Album Review: Two Door Cinema Club – False Alarm

Two Door Cinema Club got its start about a decade ago with the release of their debut album Tourist History. As the Irish trio turns 10 years old, their latest record False Alarm proves that the band is still full of excitement, fun, and experimentation. False Alarm sounds both post-apocalyptic and straight out of the 1980s. It’s a unique and funky album with heavy electronic notes, a killer lead vocal performance, and tracks that continually build off one another. In my opinion, False Alarm is one of the better albums 2019 has seen thus far. 

False Alarm is all about playing with different vocal and instrumental effects, but not to the point that it takes away from the albums message. With the constant manipulation of vocal pitch, well placed electronic arrangements, and sharp percussion, there is never a dull moment on the record. Perhaps what I like most about the album is how the band pairs influences of the past with sounds of the future. This creates an iconic and one of a kind style that can appeal to many different generations. 

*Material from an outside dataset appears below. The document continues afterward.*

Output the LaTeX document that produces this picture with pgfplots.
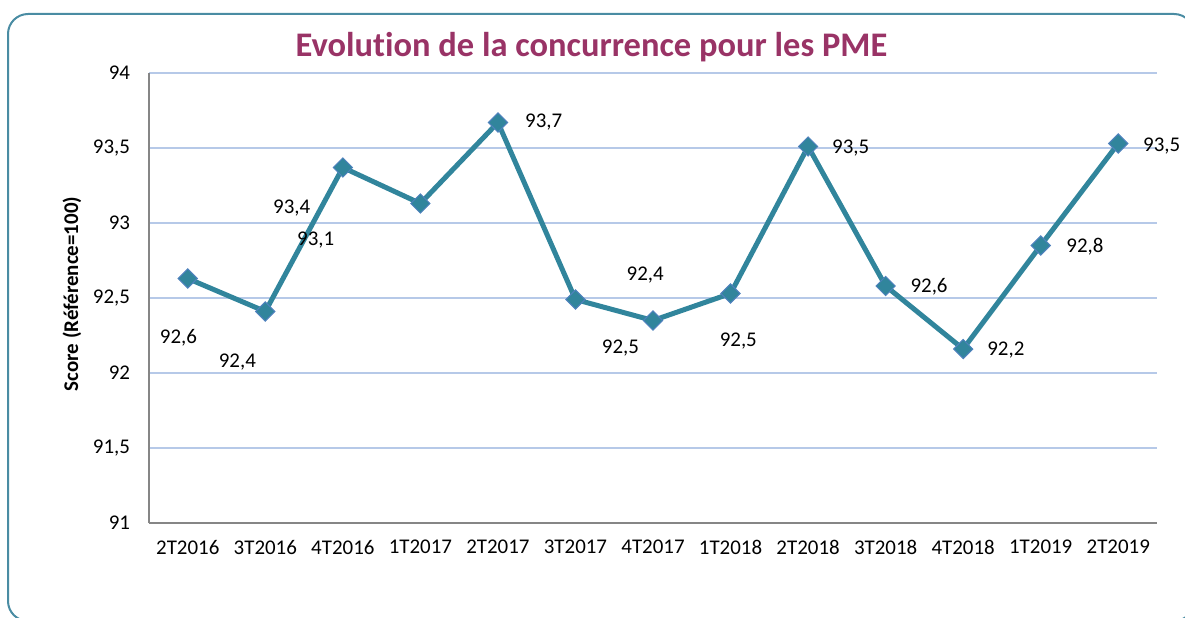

On their earlier albums such as Beacon and Tourist History, Two Door Cinema Club produces music with a much more muted style and an in-cohesive message. To me, False Alarm is a good example of the band growing into themselves. There is a clear relationship between all of the songs on the album, a defined and eccentric sound, and strong balance between vocals and music. After 10 years in the making, Two Door Cinema Club understands what they want to say and how they want to say it. 

Not only is False Alarm an important compositional album in music, but also in lyrics. Two Door Cinema Club picks up on various problems associated with the millennial generation and addresses them throughout the album. On the first track, “Once,” songwriter Alex Trimble writes “you’re getting stuck with papers in the magazines. It’s just your luck, strangers living out your dreams.” This lyric notes on society’s obsession with celebrities, media, and materialism. 

Perhaps the most important aspect of the content put out by Two Door Cinema Club is Trimble’s vocals. On this album, he takes on a wider range of influences such as Duran Duran, and David Bowie to pair with the 1980s style of the music behind him. The vocal presence he takes on changes from song to song. The perfect example of this dynamic is Trimble’s electronic, high vocals on “Think” in contrast with his sharp and low vocals on “Satellite.” In my mind, this is characteristic of a strong musician.

False Alarm is an important album for the time which we live in because it asks society to question their decisions by drawing on the beauty of generations before them. You get the musings from the future on tracks such as “Think,” and “Once,” which work together with 1980 period pieces such as “Talk,” and “Satisfaction Guaranteed.” All this is to say that False Alarm is an album for the ages. Universal, groovy, and deep.